Mean Value Theorem for Integrals
Theorem
If a function $f$ is continuous on a closed interval $[a,b]$, there exists at least one $c$ in $(a,b)$ that satisfies $\displaystyle f(c) = {{1}\over {b-a} } \int_{a}^{b} f(x) dx$.
Description
Similar to the Mean Value Theorem but as it is used for integration, it is named as such. The usage is very similar, and its utility is by no means inferior to the Mean Value Theorem. On the other hand, considering defining the average value of a function as on the right side makes this theorem more likely to be the mean value theorem, and the widely known Mean Value Theorem might be more appropriately called the ‘mean value theorem for derivatives’.
Proof
Strategy: The continuity of $f$ is assumed, thus we use both the Extreme Value Theorem and the Intermediate Value Theorem.

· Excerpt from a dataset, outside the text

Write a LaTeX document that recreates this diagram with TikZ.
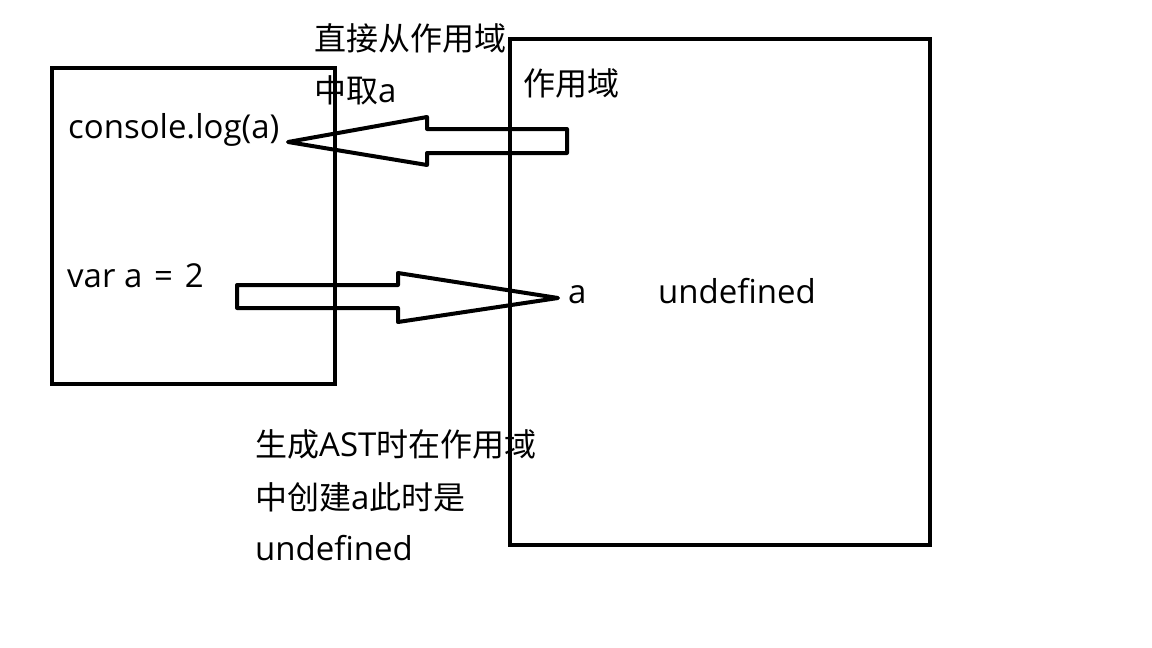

Since $f$ is continuous on $[a,b]$, and by the Extreme Value Theorem, the minimum value $m$ and maximum value $M$ exist, then
$$ \int_{a}^{b} m dx \le \int_{a}^{b} f(x) dx \le \int_{a}^{b} M dx $$
$$ \implies m \le {{1}\over {b-a} } \int_{a}^{b} f(x) dx \le M $$
Once again, as $f$ is continuous on $[a,b]$, by the Intermediate Value Theorem, for $m$ and $M$, there exists at least one $c$ between $a$ and $b$ that satisfies $f(c) = \displaystyle {{1}\over {b-a} } \int_{a}^{b} f(x) dx$ for $\displaystyle {{1}\over {b-a} } \int_{a}^{b} f(x) dx$.
■
Likewise, the same method can generalize to weighted $w$. The form introduced above is for $w(x) = 1$, and it is well covered by the theorem below as $\displaystyle \int_{a}^{b} dx = b - a$.
Corollary
If a function $f$ is continuous on a closed interval $[a,b]$ and $w(x) \ge 0$ is integrable, then there exists at least one $\xi$ in $(a,b)$ that satisfies $\displaystyle \int_{a}^{b} f(x) w(x) dx = f( \xi ) \int_{a}^{b} w(x) dx$.